CHARLESTON, W.Va. -- Patrick Lane is correct in stating the children of West Virginia are behind and that we must properly educate them ("Educate students to succeed," in the Oct. 25 Gazette). Also, children should be the focus of our schools so they will "be part of a well-educated work force tomorrow."
To address the points Mr. Lane made in his commentary, first we cannot, nor should we, invest every available dollar earmarked for education to the classroom, as much as we would like to. Administrators are necessary. They provide guidance, discipline and other important duties. Classroom teachers should not have this burden. Perhaps the answer to this problem would be to make sure that administrative and bureaucratic educational positions are not duplicated. We could also cut spending on unnecessary meetings and travel. Some things are necessary, but an evaluation of how money is spent, especially at the bureaucratic level, should be a focus.
The issue of teacher pay has been long debated. My problem is not so much with how much I make; I knew I was not going to get rich being a teacher. I teach because I love to teach, and I love my students. One of the major issues that teachers face is a lack of respect. We are professionals and should be treated as such. Parents, legislators, administrators other bureaucrats and the students themselves blame teachers for the ills of education. Legislators could show support of teachers by addressing the issue of pay.
Administrators and bureaucrats could show support by not making teachers jump through so many hoops. Just let us teach! Lesson plans and some training are necessary, but rarely do we get a day to work on our own. Instructional support and enhancement days are full of meetings. We are allotted only one day to prepare for a new school year. Then we are expected to have syllabi, lesson plans, pacing guides, bulletin boards and classrooms ready for the first day.
Many teachers donate several days before school starts to be up and running on the first day. This should not be the case. Teachers should be provided this time. If a business professional or a lawyer needed more time to complete a job, they would be paid in accordance.
Parents and students should take responsibility for the actions or the inaction of students. Teachers are there to teach the child and, hopefully, to set an example of what it means to be a human being. Parents and students should look to themselves for many of the problems facing education. Without family support, discipline and guidance, students struggle to succeed.
Second, Mr. Lane addressed "mandat[ing] 180 days of meaningful classroom time." In my classroom, we do have meaningful classroom time, and I think this is the case in most other classrooms across the state. Many of the teachers who were there just to draw a paycheck have retired. Teachers in classrooms now are there because they love what they do. Pep assemblies and other in-school activities are not only fun, but they encourage students to interact with each other. School is not just about social studies, English, mathematics or science. School is about being a part of that community. When students know how to interact with others and know what it takes to be a part of a community, they will be better citizens.
Also, the WESTEST seems to have found its place at the end of the school year for most school systems in the state. Counties are starting school earlier to ensure that students receive the allotted 180 days and in case there are missed days due to inclement weather. Most schools are ending the year near the end of May.

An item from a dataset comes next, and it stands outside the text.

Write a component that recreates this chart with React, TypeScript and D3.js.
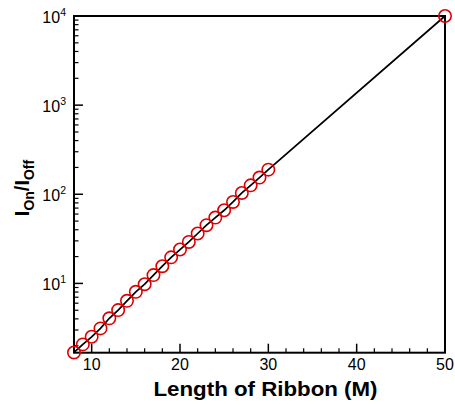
import React from "react";
import * as d3 from "d3";

const lengths = [8, 9, 10, 11, 12, 13, 14, 15, 16, 17, 18, 19, 20, 21, 22, 23, 24, 25, 26, 27, 28, 29, 30, 50];
const ratios = [1.68, 2.07, 2.52, 3.13, 4.06, 5.02, 6.38, 8.05, 9.8, 12.4, 15.6, 19.6, 24.0, 29.2, 36.3, 45.0, 54.8, 66.2, 82, 103.5, 126, 154, 189, 10000];
const xTicks = [10, 20, 30, 40, 50];
const xMinorTicks = [8, 12, 14, 16, 18, 22, 24, 26, 28, 32, 34, 36, 38, 42, 44, 46, 48];
const yTickExps = [1, 2, 3, 4];

const W = 455, H = 405;
const L = 74, R = 445, T = 16, B = 352.7;

export default function App() {
  const x = d3.scaleLinear().domain([8, 50]).range([L, R]);
  const y = d3.scaleLog().domain([1.67, 10000]).range([B, T]);
  const data = lengths.map((l, i) => ({ l, r: ratios[i] }));
  const line = d3.line<{ l: number; r: number }>().x(d => x(d.l)).y(d => y(d.r));
  const minorY: number[] = [];
  for (let e = 0; e <= 3; e++) for (let k = 2; k <= 9; k++) {
    const v = k * Math.pow(10, e);
    if (v >= 1.67 && v <= 10000) minorY.push(v);
  }
  const font = "'Liberation Sans', Arial, Helvetica, sans-serif";
  return (
    <svg width={W} height={H} style={{ position: "absolute", left: 0, top: 0 }} fontFamily={font}>
      <rect width={W} height={H} fill="white" />
      {xTicks.map(t => (
        <line key={"xt" + t} x1={x(t)} x2={x(t)} y1={B} y2={B - 9} stroke="black" strokeWidth={1.5} />
      ))}
      {xMinorTicks.map(t => (
        <line key={"xm" + t} x1={x(t)} x2={x(t)} y1={B} y2={B - 4.5} stroke="black" strokeWidth={1.2} />
      ))}
      {yTickExps.map(e => (
        <line key={"yt" + e} x1={L} x2={L + 9} y1={y(Math.pow(10, e))} y2={y(Math.pow(10, e))} stroke="black" strokeWidth={1.5} />
      ))}
      {minorY.map(v => (
        <line key={"ym" + v} x1={L} x2={L + 4.5} y1={y(v)} y2={y(v)} stroke="black" strokeWidth={1.2} />
      ))}
      <rect x={L} y={T} width={R - L} height={B - T} fill="none" stroke="black" strokeWidth={2} />
      <path d={line(data) || ""} fill="none" stroke="black" strokeWidth={1.7} />
      {data.map(d => (
        <circle key={"c" + d.l} cx={x(d.l)} cy={y(d.r)} r={6.2} fill="none" stroke="#dd0000" strokeWidth={1.6} />
      ))}
      {xTicks.map(t => (
        <text key={"xl" + t} x={x(t)} y={B + 17.3} textAnchor="middle" fontSize={16} fill="black">{t}</text>
      ))}
      {yTickExps.map(e => (
        <text key={"yl" + e} x={66} y={y(Math.pow(10, e)) + 7} textAnchor="end" fontSize={16} fill="black">
          10<tspan fontSize={10.5} dy={-7.5}>{e}</tspan>
        </text>
      ))}
      <text x={265.5} y={396} textAnchor="middle" fontSize={20} fontWeight="bold" fill="black"
        textLength={224} lengthAdjust="spacingAndGlyphs">Length of Ribbon (M)</text>
      <text transform={`translate(28.5,${188}) rotate(-90)`} textAnchor="middle" fontSize={20} fontWeight="bold" fill="black">
        I<tspan fontSize={14} dy={5}>On</tspan><tspan dy={-5}>/I</tspan><tspan fontSize={14} dy={5}>Off</tspan>
      </text>
    </svg>
  );
}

Third, Mr. Lane listed offering "high level challenging courses in every school." West Virginia schools are addressing the issues of rigor and relevance in the classroom. All high schools are required by the Legislature to offer at least four advanced placement classes a year. In my school, we have more. Not only do we offer AP English and math courses, but we offer AP social studies and science classes. Other schools offer International Baccalaureate classes. If a school is very small and rural, students may take advanced classes through the Virtual School offered by the West Virginia Department of Education. But rigor and relevance is not just addressed in these higher-level classes but in every classroom.
Finally, teachers should not be evaluated on the performance of students on a standardized test. Teachers should be evaluated on their performance in the classroom and their students' performance in the classroom. Students detest the WESTEST and all standardized testing! The only way we are going to get students to take the WESTEST seriously is for it to become part of the grade a student receives in class. Once that is done, then, maybe, just maybe, you can base my evaluation on the performance of someone else. And, I do not want $10,000 extra for the doing the job I am paid to do. Pay me $10,000 more because I am training the future of West Virginia and the United States.
I understand I am not one of Mr. Lane's constituents. I am a concerned citizen, but I have been silent long enough. The bottom line for education in West Virginia is the focus must be the children of West Virginia. We must offer them not only a valuable education and learning experience, but we must make them ready for the workplace. We must understand that some will go to college, some will go to technical schools, and some will go to work directly after high school. We must encourage our children to be the best that they can be and instill in them the desire to achieve.
Also, we must plan for the future of our children. This means drawing new businesses into our state to provide jobs or offering other incentives for businesses to grow. Our children truly are our future and our legacy, but we must lead the way.
Allred, a teacher at Scott High School in Boone County, is the Gilder Lehrman Institute's 2012 National History Teacher of the Year.